Когда в юность врывается война | страница 43
Мы стали рассматривать своих соседей. Впереди сидел толстый мужчина с восковой лысиной на голове. Одет он был просто, по-домашнему, на руках его ерзал малыш, видимо, по необходимости, случайно попавший в этот зал.
– Пап, а, пап, а скоро дядя кончит? – но папа ничего не слышал, он был поглощен музыкой.
– Пап, а, пап, а скоро мы домой пойдем?
Мы тихо засмеялись. В этом зале у нас нашлась единственная родственная душа. Остальные с увлечением слушали музыку. У Васькиного соседа в черном фраке, худого и бледного, от переизбытка чувств на глазах даже появились слезы. Он несколько раз поворачивался к Ваське, чтобы выразить свой восторг, но натыкался на кислое, скучающее лицо.
Закончилась, наконец, первая часть. Вторая часть, мы рассчитывали, будет интереснее.
Серьёзная дама села за пианино к нам в профиль, и в зале полилась искусственная, не приемлемая для нашего уха какофония.

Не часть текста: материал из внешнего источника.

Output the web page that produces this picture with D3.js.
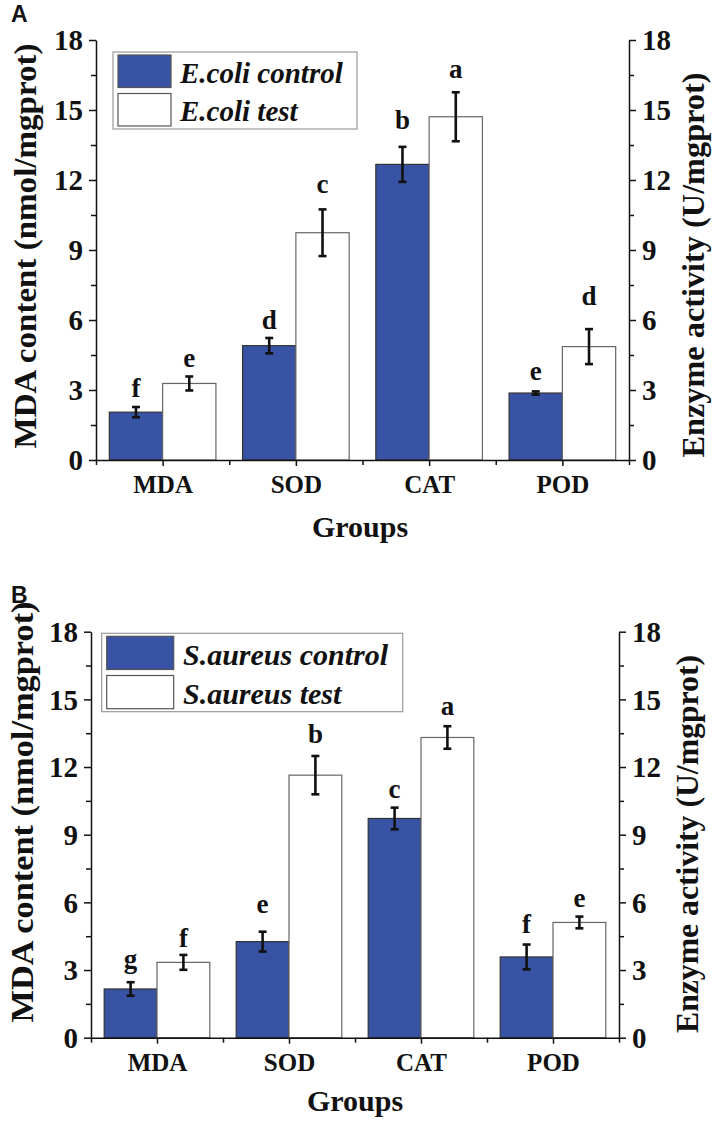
<!DOCTYPE html>
<head>
    <meta charset="utf-8">
    <title>MDA content and enzyme activity</title>
    <script src="https://d3js.org/d3.v7.min.js"></script>
    <style>
    body { margin: 0; background: #fff; }
    svg text { font-family: "Liberation Serif", "Times New Roman", Times, serif; font-weight: bold; fill: #111; }
    svg text.tag { font-family: "Liberation Sans", Arial, Helvetica, sans-serif; }
    .axis path, .axis line { stroke: #111; stroke-width: 1.5; }
    </style>
</head>
<body>
<script>
var groups = ["MDA", "SOD", "CAT", "POD"];
var yTicks = [0, 3, 6, 9, 12, 15, 18];
var yMinor = [1.5, 4.5, 7.5, 10.5, 13.5, 16.5];

// panel A, E. coli
var ecoliControl = [2.05, 4.9, 12.67, 2.87];
var ecoliControlErr = [0.22, 0.33, 0.75, 0.07];
var ecoliTest = [3.28, 9.74, 14.71, 4.86];
var ecoliTestErr = [0.3, 1.0, 1.05, 0.75];
var ecoliControlLetters = ["f", "d", "b", "e"];
var ecoliTestLetters = ["e", "c", "a", "d"];
var ecoliControlLetterAt = [2.71, 5.61, 14.2, 3.43];
var ecoliTestLetterAt = [4.0, 11.44, 16.37, 6.64];

// panel B, S. aureus
var saureusControl = [2.16, 4.26, 9.72, 3.58];
var saureusControlErr = [0.3, 0.44, 0.48, 0.55];
var saureusTest = [3.34, 11.64, 13.31, 5.11];
var saureusTestErr = [0.33, 0.85, 0.5, 0.26];
var saureusControlLetters = ["g", "e", "c", "f"];
var saureusTestLetters = ["f", "b", "a", "e"];
var saureusControlLetterAt = [3.11, 5.54, 10.61, 4.63];
var saureusTestLetterAt = [4.0, 13.05, 14.3, 5.78];

var blue = "#3953a4";

var svg = d3.select("body").append("svg")
    .attr("width", 722)
    .attr("height", 1121);

function panel(p) {
    var g = svg.append("g");
    var x = d3.scaleLinear().domain([0.5, 4.5]).range([p.left, p.right]);
    var y = d3.scaleLinear().domain([0, 18]).range([p.bottom, p.top]);
    var bw = 0.4;

    g.append("text").attr("class", "tag")
        .attr("x", 11).attr("y", p.tagY)
        .style("font-size", "23px")
        .text(p.tag);

    // bars
    var series = [
        {vals: p.control, err: p.controlErr, letters: p.controlLetters, at: p.controlLetterAt, off: -bw, fill: blue, stroke: "#333"},
        {vals: p.test, err: p.testErr, letters: p.testLetters, at: p.testLetterAt, off: 0, fill: "#fff", stroke: "#666"}
    ];
    series.forEach(function(s) {
        var sg = g.append("g");
        sg.selectAll("rect").data(s.vals).enter().append("rect")
            .attr("x", function(d, i) { return x(i + 1 + s.off); })
            .attr("width", x(1 + bw) - x(1))
            .attr("y", function(d) { return y(d); })
            .attr("height", function(d) { return y(0) - y(d); })
            .attr("fill", s.fill)
            .attr("stroke", s.stroke)
            .attr("stroke-width", 1.2);

        var cx = function(i) { return x(i + 1 + s.off + bw / 2); };
        var eb = sg.selectAll(".eb").data(s.vals).enter().append("g")
            .attr("stroke", "#111").attr("stroke-width", 2.6);
        eb.append("line")
            .attr("x1", function(d, i) { return cx(i); })
            .attr("x2", function(d, i) { return cx(i); })
            .attr("y1", function(d, i) { return y(d + s.err[i]); })
            .attr("y2", function(d, i) { return y(d - s.err[i]); });
        [1, -1].forEach(function(sign) {
            eb.append("line")
                .attr("x1", function(d, i) { return cx(i) - 4; })
                .attr("x2", function(d, i) { return cx(i) + 4; })
                .attr("y1", function(d, i) { return y(d + sign * s.err[i]); })
                .attr("y2", function(d, i) { return y(d + sign * s.err[i]); });
        });

        sg.selectAll(".lt").data(s.letters).enter().append("text")
            .attr("x", function(d, i) { return cx(i); })
            .attr("y", function(d, i) { return y(s.at[i]); })
            .attr("text-anchor", "middle")
            .style("font-size", "27px")
            .text(function(d) { return d; });
    });

    // axes
    var ax = g.append("g").attr("class", "axis").attr("transform", "translate(0," + p.bottom + ")");
    ax.call(d3.axisBottom(x).tickValues([1, 2, 3, 4]).tickFormat(function(d) { return groups[d - 1]; })
        .tickSize(6).tickSizeOuter(0).tickPadding(6));
    ax.selectAll("text").style("font-size", "25px").attr("dy", null).attr("y", p.catY - p.bottom);
    g.append("g").attr("class", "axis").attr("transform", "translate(0," + p.bottom + ")")
        .call(d3.axisBottom(x).tickValues([0.5, 1.5, 2.5, 3.5, 4.5]).tickFormat("").tickSize(5).tickSizeOuter(0))
        .select(".domain").remove();

    var yl = g.append("g").attr("class", "axis").attr("transform", "translate(" + p.left + ",0)");
    yl.call(d3.axisLeft(y).tickValues(yTicks).tickSize(7).tickSizeOuter(0).tickPadding(6));
    yl.selectAll("text").style("font-size", "29px").attr("dy", "0.34em");
    g.append("g").attr("class", "axis").attr("transform", "translate(" + p.left + ",0)")
        .call(d3.axisLeft(y).tickValues(yMinor).tickFormat("").tickSize(5).tickSizeOuter(0))
        .select(".domain").remove();

    var yr = g.append("g").attr("class", "axis").attr("transform", "translate(" + p.right + ",0)");
    yr.call(d3.axisRight(y).tickValues(yTicks).tickSize(7).tickSizeOuter(0).tickPadding(6));
    yr.selectAll("text").style("font-size", "29px").attr("dy", "0.34em");
    g.append("g").attr("class", "axis").attr("transform", "translate(" + p.right + ",0)")
        .call(d3.axisRight(y).tickValues(yMinor).tickFormat("").tickSize(5).tickSizeOuter(0))
        .select(".domain").remove();
    g.selectAll(".axis text").attr("font-family", null).style("fill", "#111");

    // titles
    g.append("text")
        .attr("transform", "translate(" + p.ltX + "," + p.ltY + ") rotate(-90)")
        .attr("text-anchor", "middle")
        .attr("textLength", p.ltLen).attr("lengthAdjust", "spacingAndGlyphs")
        .style("font-size", "32px")
        .text("MDA content (nmol/mgprot)");
    g.append("text")
        .attr("transform", "translate(" + p.rtX + "," + p.rtY + ") rotate(-90)")
        .attr("text-anchor", "middle")
        .attr("textLength", p.rtLen).attr("lengthAdjust", "spacingAndGlyphs")
        .style("font-size", "32px")
        .text("Enzyme activity (U/mgprot)");
    g.append("text")
        .attr("x", p.grX).attr("y", p.grY)
        .attr("text-anchor", "middle")
        .style("font-size", "30px")
        .text("Groups");

    // legend
    var L = p.legend;
    g.append("rect")
        .attr("x", L.x).attr("y", L.y).attr("width", L.w).attr("height", L.h)
        .attr("fill", "#fff").attr("stroke", "#999").attr("stroke-width", 1.2);
    p.legendNames.forEach(function(name, i) {
        g.append("rect")
            .attr("x", L.x + 5).attr("y", L.y + 3 + i * L.row)
            .attr("width", L.sw).attr("height", L.row - 6)
            .attr("fill", i === 0 ? blue : "#fff")
            .attr("stroke", "#555").attr("stroke-width", 1.2);
        g.append("text")
            .attr("x", L.tx).attr("y", L.y + L.row * (i + 1) - 8)
            .style("font-size", L.fs + "px")
            .style("font-style", "italic")
            .text(name);
    });
}

panel({
    tag: "A", tagY: 22,
    left: 96, right: 629, top: 40, bottom: 460,
    control: ecoliControl, controlErr: ecoliControlErr,
    test: ecoliTest, testErr: ecoliTestErr,
    controlLetters: ecoliControlLetters, testLetters: ecoliTestLetters,
    controlLetterAt: ecoliControlLetterAt, testLetterAt: ecoliTestLetterAt,
    catY: 493, grX: 360, grY: 537,
    ltX: 36, ltY: 246, ltLen: 405,
    rtX: 704, rtY: 265, rtLen: 385,
    legendNames: ["E.coli control", "E.coli test"],
    legend: {x: 113, y: 52, w: 244, h: 77, row: 38.5, sw: 53, tx: 180, fs: 29}
});

panel({
    tag: "B", tagY: 603,
    left: 91, right: 619, top: 631.7, bottom: 1037.7,
    control: saureusControl, controlErr: saureusControlErr,
    test: saureusTest, testErr: saureusTestErr,
    controlLetters: saureusControlLetters, testLetters: saureusTestLetters,
    controlLetterAt: saureusControlLetterAt, testLetterAt: saureusTestLetterAt,
    catY: 1071, grX: 355, grY: 1111,
    ltX: 33, ltY: 812, ltLen: 421,
    rtX: 698, rtY: 844, rtLen: 378,
    legendNames: ["S.aureus control", "S.aureus test"],
    legend: {x: 101.7, y: 633.3, w: 301, h: 78.4, row: 39.2, sw: 67, tx: 183, fs: 30}
});
</script>
</body>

Однообразная и скучная, она не гармонировала с напыщенностью зала и отторгала реальное восприятие действительности.
Нелепость ситуации становилась очевидной. Минут десять мы ещё крепились, потом переглянулись и оба громко чмыхнули – мы не могли уже удержаться от хохота. На нас набросились соседи.
– Тикаемо! – крикнул мне друг, и под общее недовольство музыкального бомонда мы выскочили из консерватории.
На улице мы пришли в себя. Естественные звуки большого города опустили нас на грешную землю. Мы насмеялись вволю. Смеялись над собой: насколько мы слабы были в области музыки. И нужно было заполнить этот пробел, чтобы стать всесторонне развитым человеком.
– Трохы нэ высыдилы, копиек ще на трыдцять оставалось, – заключил Вася, и мы спустились в метро.
Этот случай лишний раз доказал, что мы ещё были большие невежды, и как многому нам ещё нужно было учиться.
По вечерам встречался с Аней, мы были по-прежнему внимательны друг к другу. Помню, в последний вечер своего отпуска я достал билеты в Центральный театр Красной Армии (ЦТКА). Там шла премьера «Фронт» Корнейчука. От Петровского парка до театра было далеко. С Аней мы поднялись из метро, чтобы пересесть на трамвай. Московский трамвай, между прочим, ничем не отличался вечером от трамваев, скажем, Краснодара или Астрахани. Он всегда переполнен людьми, особенно в часы смен.
Я с трудом пробил место для Ани, сам встал одной ногой на какую-то опору. Давились, стонали, ругались люди. Трамвай тронулся. Вдруг какая-то баба с мешком, пытаясь удержаться, схватилась за мой погон и оторвала его вместе с пуговицей. На ходу я соскочил, но ни бабы, ни погона мне найти не удалось: было уже темно.